Cabaret Montmartre, Moscow Restaurant and Now a Hotel under Construction

A sign on the corner of Humboldt Street indicating construction at the site of the old Moscow restaurant. (14ymedio)

14ymedio bigger14ymedio, Juan Diego Rodriguez, Havana, January 21, 2022 — A red and yellow sign on 23rd Street in Havana’s Vedado district alerts passersby to one of the city’s latest building projects. “P Street closed. Detour through O Street,” it reads in capital letters, turning an onlooker’s gaze towards the site of the old Moscow restaurant, where workers were setting up a construction fence on Friday.

The building’s neighbors, who for decades have been complaining about the ruin, a breeding ground for mosquitoes and rats, look on in wonder at what would seem to be repairs were it not for the sign at the corner of Humboldt Street that clearly states the purpose of the work: “Hotel under Construction.”

Faced with years-long complaints and public discontent, authorities announced their intention to demolish the building, arguing that the extensive damaged caused by the 1989 fire, combined with years of abandonment, made it impossible to save the structure.

They later unveiled a plan on television to demolish the main structure while preserving the existing underground parking garage in order to construct a new hotel on the site.

Over the course of its history the site has had several uses: a dairy farm, then Havana’s first greyhound race course in the 1940s, followed by the luxurious Café Montmartre in the 1940s.

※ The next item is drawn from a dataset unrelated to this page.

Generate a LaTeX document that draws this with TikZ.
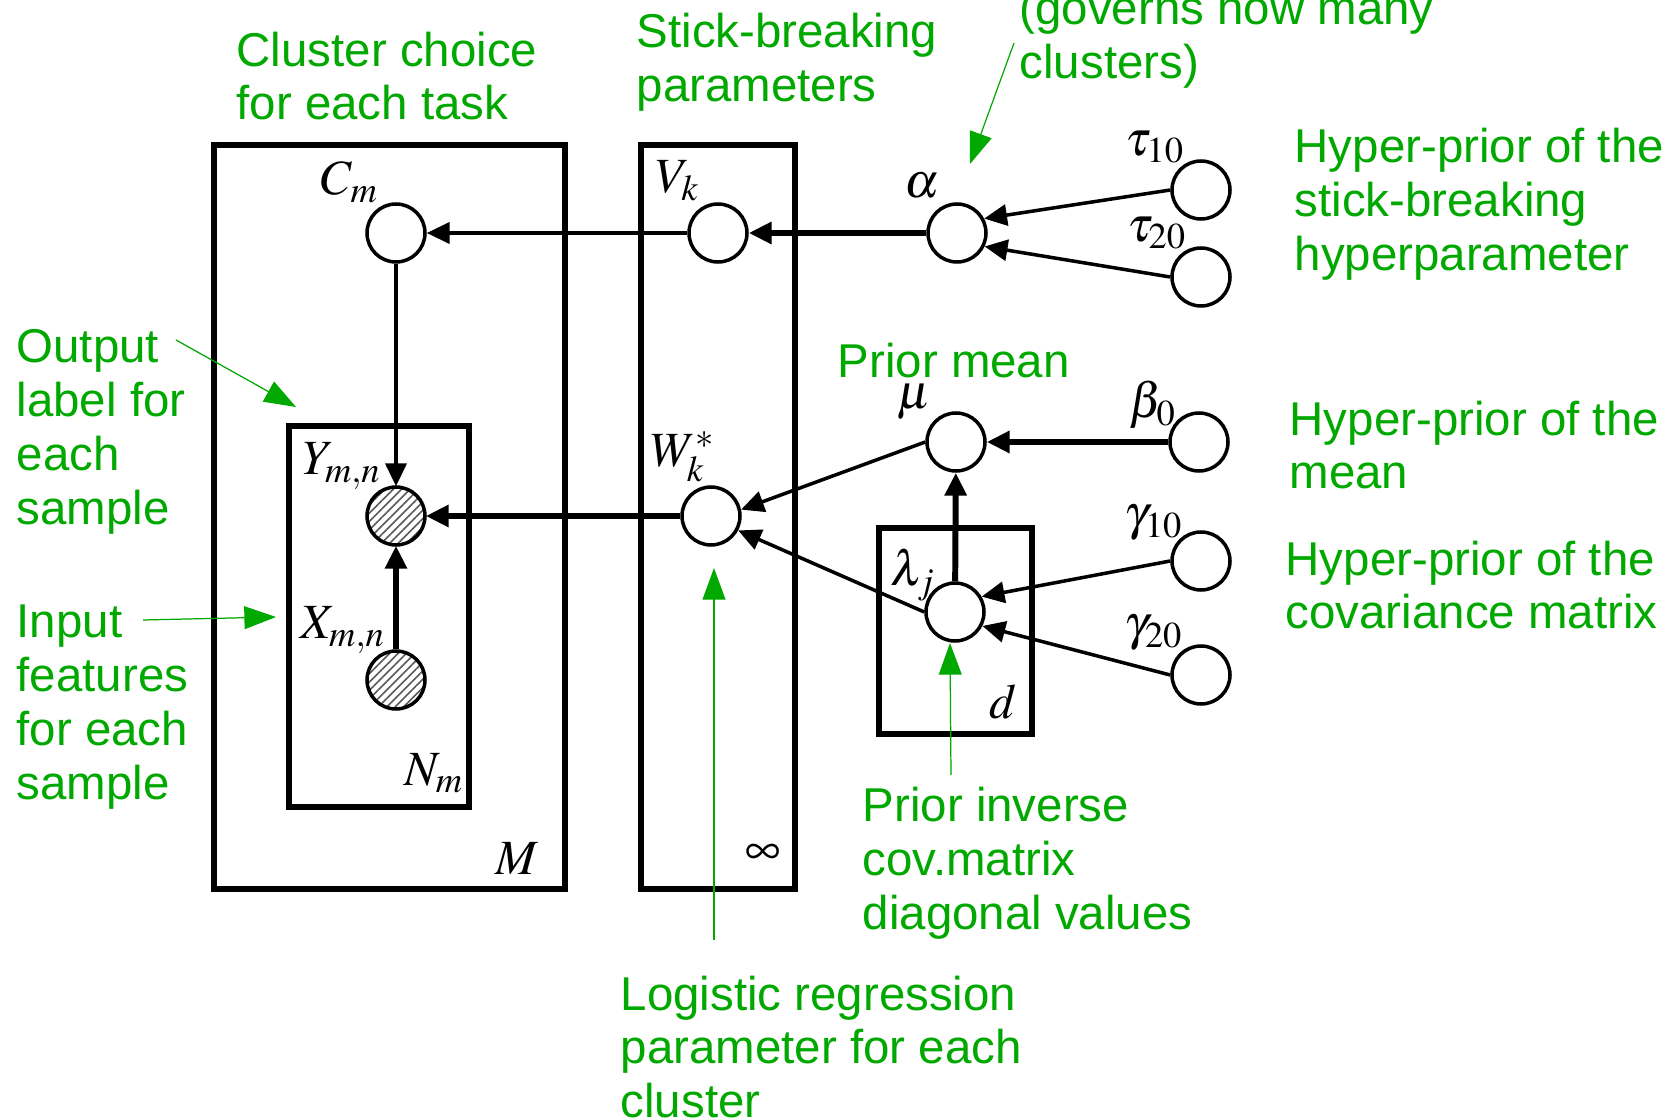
\documentclass[tikz,border=0pt]{standalone}
\usepackage{mathptmx}
\usepackage{fontspec}
\newfontfamily\notefont{Liberation Sans}
\usetikzlibrary{arrows.meta, positioning, patterns.meta}
\definecolor{notegreen}{RGB}{0,168,0}

\tikzset{
  var/.style={circle, draw, line width=1pt, minimum size=0.58cm, inner sep=0pt, fill=white},
  obs/.style={circle, draw, line width=1pt, minimum size=0.58cm, inner sep=0pt,
    preaction={fill=white}, pattern={Lines[angle=45, distance=1.7pt, line width=0.45pt]}, pattern color=black!65},
  plate/.style={draw, line width=1.5pt},
  sym/.style={inner sep=0pt, font=\fontsize{14}{16}\selectfont},
  edge/.style={-{Triangle[length=6.5pt, width=6pt]}, line width=1pt},
  bigedge/.style={-{Triangle[length=6.5pt, width=6pt]}, line width=1.7pt},
  note/.style={text=notegreen, align=left, anchor=west, inner sep=0pt, font=\notefont\fontsize{13.5}{15.3}\selectfont},
  pointer/.style={draw=notegreen, fill=notegreen, line width=0.35pt, -{Triangle[length=9pt, width=6.5pt]}},
}

\begin{document}
\begin{tikzpicture}
  \useasboundingbox (0,0) rectangle (16.70,11.19);
  % plates
  \draw[plate] (2.14,9.74) rectangle (5.65,2.30);
  \draw[plate] (2.89,6.93) rectangle (4.69,3.12);
  \draw[plate] (6.41,9.74) rectangle (7.95,2.30);
  \draw[plate] (8.79,5.91) rectangle (10.32,3.85);
  \node[sym] (mlab) at (5.17,2.60) {$M$};
  \node[sym] (nlab) at (4.34,3.46) {$N_m$};
  \node[sym] (inflab) at (7.63,2.64) {$\infty$};
  \node[sym] (dlab) at (10.03,4.17) {$d$};

  % variables
  \node[var] (cm) at (3.96,8.86) {};
  \node[var] (vk) at (7.18,8.86) {};
  \node[var] (alpha) at (9.57,8.86) {};
  \node[var] (tau10) at (12.01,9.29) {};
  \node[var] (tau20) at (12.01,8.42) {};
  \node[var] (mu) at (9.56,6.77) {};
  \node[var] (beta0) at (11.99,6.77) {};
  \node[var] (w) at (7.11,6.03) {};
  \node[obs] (ym) at (3.96,6.03) {};
  \node[obs] (xm) at (3.96,4.39) {};
  \node[var] (lam) at (9.55,5.07) {};
  \node[var] (gam10) at (12.01,5.58) {};
  \node[var] (gam20) at (12.01,4.44) {};

  \node[sym] (cmlab) at ([shift={(-0.46,0.51)}]cm) {$C_m$};
  \node[sym] (vklab) at ([shift={(-0.40,0.52)}]vk) {$V_k$};
  \node[sym] (alphalab) at ([shift={(-0.35,0.47)}]alpha) {$\alpha$};
  \node[sym] (tau10lab) at ([shift={(-0.46,0.43)}]tau10) {$\tau_{10}$};
  \node[sym] (tau20lab) at ([shift={(-0.44,0.44)}]tau20) {$\tau_{20}$};
  \node[sym] (mulab) at ([shift={(-0.42,0.40)}]mu) {$\mu$};
  \node[sym] (beta0lab) at ([shift={(-0.46,0.37)}]beta0) {$\beta_0$};
  \node[sym] (wlab) at ([shift={(-0.28,0.59)}]w) {$W_k^*$};
  \node[sym] (ymlab) at ([shift={(-0.54,0.50)}]ym) {$Y_{m,n}$};
  \node[sym] (xmlab) at ([shift={(-0.53,0.50)}]xm) {$X_{m,n}$};
  \node[sym] (lamlab) at ([shift={(-0.42,0.37)}]lam) {$\lambda_j$};
  \node[sym] (gam10lab) at ([shift={(-0.47,0.38)}]gam10) {$\gamma_{10}$};
  \node[sym] (gam20lab) at ([shift={(-0.47,0.42)}]gam20) {$\gamma_{20}$};

  % dependencies
  \draw[edge] (vk) -- (cm);
  \draw[bigedge] (alpha) -- (vk);
  \draw[edge] (tau10.west) -- (alpha.28);
  \draw[edge] (tau20.west) -- (alpha.-26);
  \draw[bigedge] (beta0) -- (mu);
  \draw[edge] (mu.west) -- (w.12);
  \draw[edge] (lam.west) -- (w.-28);
  \draw[bigedge] (lam) -- (mu);
  \draw[edge] (gam10.west) -- (lam.30);
  \draw[edge] (gam20.west) -- (lam.-27);
  \draw[bigedge] (w) -- (ym);
  \draw[edge] (cm) -- (ym);
  \draw[bigedge] (xm) -- (ym);

  % annotations
  \node[note] (choicenote) at (2.36,10.43) {Cluster choice\\for each task};
  \node[note] (sticknote) at (6.36,10.57) {Stick-breaking\\parameters};
  \node[note] (alphanote) at (10.19,10.80) {(governs how many\\clusters)};
  \node[note] (taunote) at (12.94,9.15) {Hyper-prior of the\\stick-breaking\\hyperparameter};
  \node[note] (ynote) at (0.16,6.87) {Output\\label for\\each\\sample};
  \node[note] (munote) at (8.37,7.58) {Prior mean};
  \node[note] (betanote) at (12.89,6.74) {Hyper-prior of the\\mean};
  \node[note] (gamnote) at (12.85,5.34) {Hyper-prior of the\\covariance matrix};
  \node[note] (xnote) at (0.16,4.12) {Input\\features\\for each\\sample};
  \node[note] (lamnote) at (8.62,2.555) {Prior inverse\\cov.matrix\\diagonal values};
  \node[note] (wnote) at (6.20,0.72) {Logistic regression\\parameter for each\\cluster};

  \coordinate (alphatail) at (10.14,10.76);
  \coordinate (alphahead) at (9.70,9.55);
  \coordinate (ytail) at (1.76,7.79);
  \coordinate (yhead) at (2.96,7.12);
  \coordinate (xtail) at (1.43,4.99);
  \coordinate (xhead) at (2.76,5.02);
  \coordinate (wtail) at (7.14,1.79);
  \coordinate (whead) at (7.14,5.51);
  \coordinate (lamtail) at (9.51,3.44);
  \coordinate (lamhead) at (9.50,4.76);
  \draw[pointer] (alphatail) -- (alphahead);
  \draw[pointer] (ytail) -- (yhead);
  \draw[pointer] (xtail) -- (xhead);
  \draw[pointer] (wtail) -- (whead);
  \draw[pointer] (lamtail) -- (lamhead);
\end{tikzpicture}
\end{document}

With two bars and a casino, it wasopen every evening and featured live music.

 

The most famous stars of the era paraded through the French-style nightclub: Mexican composer Agustín Lara, Spanish singer and dancer Lola Flores and, of course, Cuba’s own Benny Moré, Olga Guillot and Rita Montaner. It was reported that, in 1947, Frank Sinatra cut into a giant cake amid its lavish interiors in celebration of his recent wedding to Ava Gardner.

It was here also that Fulgencio Batista’s head of military intelligence, Antonio Blanco Rico, was assassinated.

When Fidel Castro came to power, the business was appropriated and converted to a workers’ canteen. In the 1960s it was turned into the Moscow restaurant, coinciding with the country becoming a Soviet satellite, with a menu featuring Russian specialties. One of its signature dishes was solyanka, a soup made with an abundance of sliced meats.

“An uncle of mine was a captain in one of the Moscow’s dining rooms,” recalls Sandra, a 45-year-old Havana native who remembers stories he used to tell her. “My brother and I were fascinated by a book, printed in Russia, that told you all there was to know about the restaurant. That’s how we learned the difference between a meat knife and a butter knife.”

One weekend in 1989, when the building was undergoing repairs, a fire broke out in the restaurant’s lower floor that ultimately destroyed the whole place. It seems to have been an omen. Shortly thereafter, the Soviet Union collapsed.